Brief:
Examine each line of the data. Copy those that contain the string "image".

Supplied data:

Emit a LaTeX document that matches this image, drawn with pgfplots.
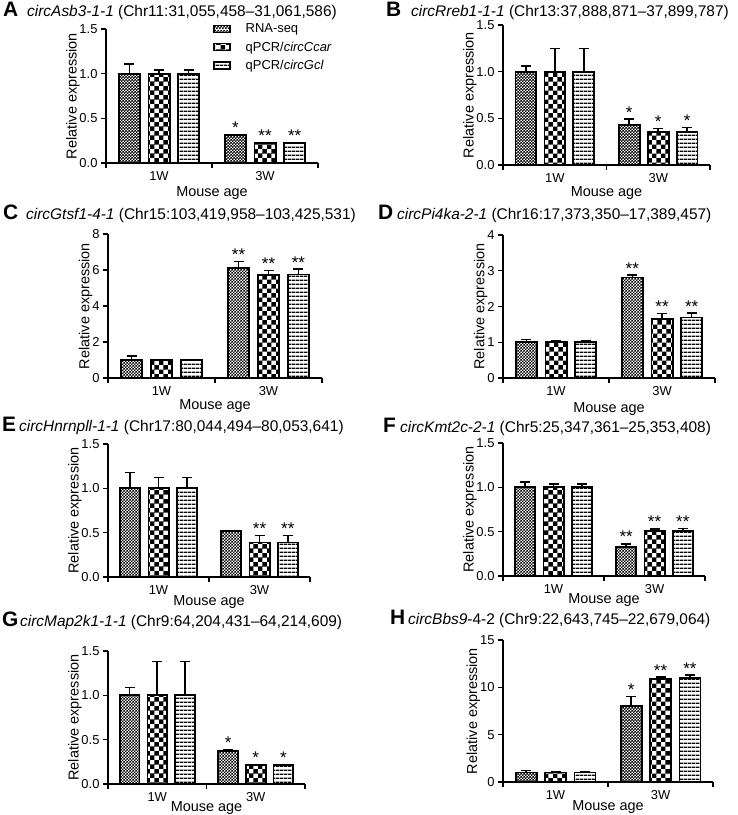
\documentclass[border=0pt]{standalone}
\usepackage{fontspec}
\setmainfont{Liberation Sans}
\usepackage{pgfplots}
\pgfplotsset{compat=1.18}
\usetikzlibrary{patterns}

% bar fills
\pgfdeclarepatternformonly{rnaseq}{\pgfpointorigin}{\pgfqpoint{3.4bp}{3.4bp}}{\pgfqpoint{3.4bp}{3.4bp}}{%
  \pgfpathrectangle{\pgfpointorigin}{\pgfqpoint{1.75bp}{1.75bp}}%
  \pgfpathrectangle{\pgfqpoint{1.7bp}{1.7bp}}{\pgfqpoint{1.75bp}{1.75bp}}%
  \pgfusepath{fill}}
\pgfdeclarepatternformonly{ccar}{\pgfpointorigin}{\pgfqpoint{9.4bp}{9.4bp}}{\pgfqpoint{9.4bp}{9.4bp}}{%
  \pgfpathrectangle{\pgfpointorigin}{\pgfqpoint{4.75bp}{4.75bp}}%
  \pgfpathrectangle{\pgfqpoint{4.7bp}{4.7bp}}{\pgfqpoint{4.75bp}{4.75bp}}%
  \pgfusepath{fill}}
\pgfdeclarepatternformonly{gcl}{\pgfpointorigin}{\pgfqpoint{4bp}{3.5bp}}{\pgfqpoint{4bp}{3.5bp}}{%
  \pgfpathrectangle{\pgfpointorigin}{\pgfqpoint{4.1bp}{1.6bp}}%
  \pgfusepath{fill}}

\newcommand\fs[1]{\fontsize{#1}{#1}\selectfont}
\newcommand\stars[3]{\node[anchor=south, inner sep=0.5bp, font=\fs{17}] at (axis cs:#1,#2) {#3};}

\pgfplotsset{
  panel/.style={
    scale only axis, ybar, anchor=south west,
    xmin=0, xmax=2, ymin=0,
    axis lines*=left, axis line style={line width=1.3bp},
    xtick={0.5,1.5}, xticklabels={1W,3W},
    minor xtick={0,1,2},
    major x tick style={draw=none},
    minor x tick style={line width=1.3bp, black},
    minor tick length=5bp, major tick length=5bp,
    tick align=outside,
    ytick style={line width=1.3bp, black},
    ticklabel style={font=\fs{13}},
    /pgf/number format/assume math mode=true,
    xlabel={Mouse age}, ylabel={Relative expression},
    label style={font=\fs{14.5}},
    xlabel shift=-2bp, ylabel shift=-7bp,
    bar width=0.2,
    clip=false,
    legend image code/.code={\draw[##1, line width=1.6bp] (0bp,-3.5bp) rectangle (16bp,3.5bp);},
  },
  dec/.style={yticklabel style={/pgf/number format/.cd, fixed, fixed zerofill, precision=1}},
  bars/.style={draw=black, line width=1.8bp,
    error bars/.cd, y dir=plus, y explicit,
    error bar style={line width=1.6bp, black},
    error mark options={rotate=90, line width=1.6bp, black, mark size=5bp}},
  s1/.style={pattern=rnaseq, bar shift=-0.28, bars},
  s2/.style={pattern=ccar, bar shift=0, bars},
  s3/.style={pattern=gcl, bar shift=0.28, bars},
}

\begin{document}
\begin{tikzpicture}[x=1bp, y=1bp]
\path[use as bounding box] (0,0) rectangle (738,815);

% ---- titles
\tikzset{lt/.style={anchor=base west, inner sep=0pt, font=\fs{21}\bfseries},
         tt/.style={anchor=base west, inner sep=0pt, font=\fs{15.5}}}
\node[lt] at (3,798) {A};   \node[tt] at (27,798) {\textit{circAsb3-1-1} (Chr11:31,055,458–31,061,586)};
\node[lt] at (386,798) {B}; \node[tt] at (411,798) {\textit{circRreb1-1-1} (Chr13:37,888,871–37,899,787)};
\node[lt] at (3,595) {C};   \node[tt] at (26,595) {\textit{circGtsf1-4-1} (Chr15:103,419,958–103,425,531)};
\node[lt] at (378,595) {D}; \node[tt] at (397,595) {\textit{circPi4ka-2-1} (Chr16:17,373,350–17,389,457)};
\node[lt] at (2,383) {E};   \node[tt] at (19,383) {\textit{circHnrnpll-1-1} (Chr17:80,044,494–80,053,641)};
\node[lt] at (383,382) {F}; \node[tt] at (400,382) {\textit{circKmt2c-2-1} (Chr5:25,347,361–25,353,408)};
\node[lt] at (2,188) {G};   \node[tt] at (20,188) {\textit{circMap2k1-1-1} (Chr9:64,204,431–64,214,609)};
\node[lt] at (390,190) {H}; \node[tt] at (408,190) {\textit{circBbs9}-4-2 (Chr9:22,643,745–22,679,064)};

% ---- A
\begin{axis}[panel, dec, at={(106bp,652bp)}, width=212bp, height=134bp,
  ymax=1.5, ytick={0,0.5,1,1.5}, xlabel shift=-1bp,
  legend style={draw=none, fill=none, at={(rel axis cs:0.49,1.07)}, anchor=north west,
    font=\fs{13}, row sep=3.5bp, column sep=13bp, legend cell align=left}]
\addplot[s1] coordinates {(0.5,1.0) +- (0,0.11) (1.5,0.31) +- (0,0.01)};
\addplot[s2] coordinates {(0.5,1.0) +- (0,0.04) (1.5,0.22) +- (0,0.01)};
\addplot[s3] coordinates {(0.5,1.0) +- (0,0.04) (1.5,0.22) +- (0,0.01)};
\legend{RNA-seq, qPCR/\textit{circCcar}, qPCR/\textit{circGcl}}
\stars{1.22}{0.32}{*}\stars{1.5}{0.23}{**}\stars{1.78}{0.23}{**}
\end{axis}

% ---- B
\begin{axis}[panel, dec, at={(503bp,650bp)}, width=207bp, height=140bp,
  ymax=1.5, ytick={0,0.5,1,1.5}, xlabel shift=-3bp]
\addplot[s1] coordinates {(0.5,1.0) +- (0,0.06) (1.5,0.43) +- (0,0.06)};
\addplot[s2] coordinates {(0.5,1.0) +- (0,0.25) (1.5,0.35) +- (0,0.04)};
\addplot[s3] coordinates {(0.5,1.0) +- (0,0.25) (1.5,0.35) +- (0,0.05)};
\stars{1.22}{0.49}{*}\stars{1.5}{0.39}{*}\stars{1.78}{0.40}{*}
\end{axis}

% ---- C
\begin{axis}[panel, at={(108bp,437bp)}, width=214bp, height=144bp,
  ymax=8, ytick={0,2,4,6,8}, xlabel shift=-3bp]
\addplot[s1] coordinates {(0.5,1.0) +- (0,0.23) (1.5,6.1) +- (0,0.37)};
\addplot[s2] coordinates {(0.5,1.0) +- (0,0.02) (1.5,5.7) +- (0,0.28)};
\addplot[s3] coordinates {(0.5,1.0) +- (0,0.02) (1.5,5.75) +- (0,0.30)};
\stars{1.22}{6.47}{**}\stars{1.5}{5.98}{**}\stars{1.78}{6.05}{**}
\end{axis}

% ---- D
\begin{axis}[panel, at={(503bp,437bp)}, width=212bp, height=143bp,
  ymax=4, ytick={0,1,2,3,4}, xlabel shift=0bp]
\addplot[s1] coordinates {(0.5,1.0) +- (0,0.08) (1.5,2.81) +- (0,0.07)};
\addplot[s2] coordinates {(0.5,1.0) +- (0,0.04) (1.5,1.66) +- (0,0.14)};
\addplot[s3] coordinates {(0.5,1.0) +- (0,0.03) (1.5,1.69) +- (0,0.13)};
\stars{1.22}{2.88}{**}\stars{1.5}{1.80}{**}\stars{1.78}{1.82}{**}
\end{axis}

% ---- E
\begin{axis}[panel, dec, at={(108bp,238bp)}, width=202bp, height=133bp,
  ymax=1.5, ytick={0,0.5,1,1.5}, xlabel shift=-6bp]
\addplot[s1] coordinates {(0.5,1.0) +- (0,0.18) (1.5,0.52) +- (0,0.005)};
\addplot[s2] coordinates {(0.5,1.0) +- (0,0.12) (1.5,0.39) +- (0,0.08)};
\addplot[s3] coordinates {(0.5,1.0) +- (0,0.12) (1.5,0.39) +- (0,0.08)};
\stars{1.5}{0.47}{**}\stars{1.78}{0.47}{**}
\end{axis}

% ---- F
\begin{axis}[panel, dec, at={(503bp,239bp)}, width=202bp, height=133bp,
  ymax=1.5, ytick={0,0.5,1,1.5}, xlabel shift=-7bp]
\addplot[s1] coordinates {(0.5,1.0) +- (0,0.06) (1.5,0.33) +- (0,0.03)};
\addplot[s2] coordinates {(0.5,1.0) +- (0,0.04) (1.5,0.51) +- (0,0.02)};
\addplot[s3] coordinates {(0.5,1.0) +- (0,0.04) (1.5,0.51) +- (0,0.025)};
\stars{1.22}{0.37}{**}\stars{1.5}{0.54}{**}\stars{1.78}{0.54}{**}
\end{axis}

% ---- G
\begin{axis}[panel, dec, at={(108bp,31bp)}, width=197bp, height=133bp,
  ymax=1.5, ytick={0,0.5,1,1.5}, xlabel shift=-7bp]
\addplot[s1] coordinates {(0.5,1.0) +- (0,0.09) (1.5,0.37) +- (0,0.015)};
\addplot[s2] coordinates {(0.5,1.0) +- (0,0.38) (1.5,0.21) +- (0,0.01)};
\addplot[s3] coordinates {(0.5,1.0) +- (0,0.38) (1.5,0.21) +- (0,0.01)};
\stars{1.22}{0.39}{*}\stars{1.5}{0.22}{*}\stars{1.78}{0.22}{*}
\end{axis}

% ---- H
\begin{axis}[panel, at={(503bp,33bp)}, width=210bp, height=142bp,
  ymax=15, ytick={0,5,10,15}, xlabel shift=-6bp]
\addplot[s1] coordinates {(0.5,1.0) +- (0,0.2) (1.5,8.0) +- (0,1.05)};
\addplot[s2] coordinates {(0.5,1.0) +- (0,0.1) (1.5,10.9) +- (0,0.2)};
\addplot[s3] coordinates {(0.5,1.0) +- (0,0.05) (1.5,11.0) +- (0,0.3)};
\stars{1.22}{9.05}{*}\stars{1.5}{11.1}{**}\stars{1.78}{11.3}{**}
\end{axis}
\end{tikzpicture}
\end{document}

The reply:
Emit a LaTeX document that matches this image, drawn with pgfplots.
    legend image code/.code={\draw[##1, line width=1.6bp] (0bp,-3.5bp) rectangle (16bp,3.5bp);},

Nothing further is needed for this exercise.